If that weren’t bad enough, Moses then points out all the bad things the Children of Israel have done that deserve punishment and not reward. He makes it clear that had it not been for Moses’ pleading on our behalf and for the merit of Abraham, Isaac, and Jacob, we would have been destroyed in the wilderness.
Ekev tells us that the good life is one based on good actions – walking in God’s ways and keeping the commandments. We must do these things without expecting any reward: God does justice for the orphan, widow, and stranger, so we must do the same.
But if that isn’t enough, these actions must be taken with the knowledge that God can destroy – and has destroyed – those who fail to do them. Not only must we do these things, we must do them with all our being and we must teach them to the next generation. It’s bad enough to be saddled with these complex responsibilities and explanations, but we have to pass them on to our kids.
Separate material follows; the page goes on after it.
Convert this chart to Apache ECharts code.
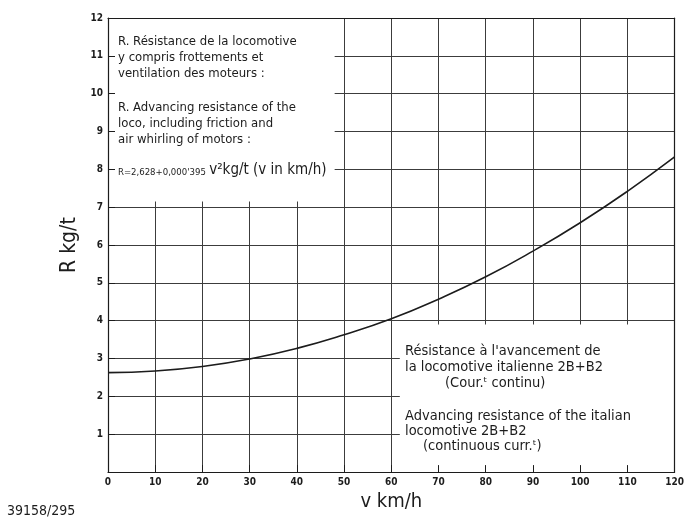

Suffering, failure, pain, reward, and joy are all parts of human existence, and religion can provide us with ways to deal with them. But what are we to do with the exhausting inconsistencies and complexities of Ekev that seem to provide no clear answer to what it means to live a good life?
Here is the best I can do. Ekev seems to say that material possessions may or may not be a reward for our merit; rather, they may be given to us for reasons that would make us squirm. They may be more someone else’s loss and punishment than our reward. What we ought to be concerned with is not material possessions – though we should be grateful for them. Rather, our real focus ought to be relieving suffering, being diligent about the obligation to live in a Godly way, being grateful for the good things that come our way while not assuming we deserve them, and instilling these understandings in the next generation.
Living life mindful of these complexities may be the best way we all can achieve the good life.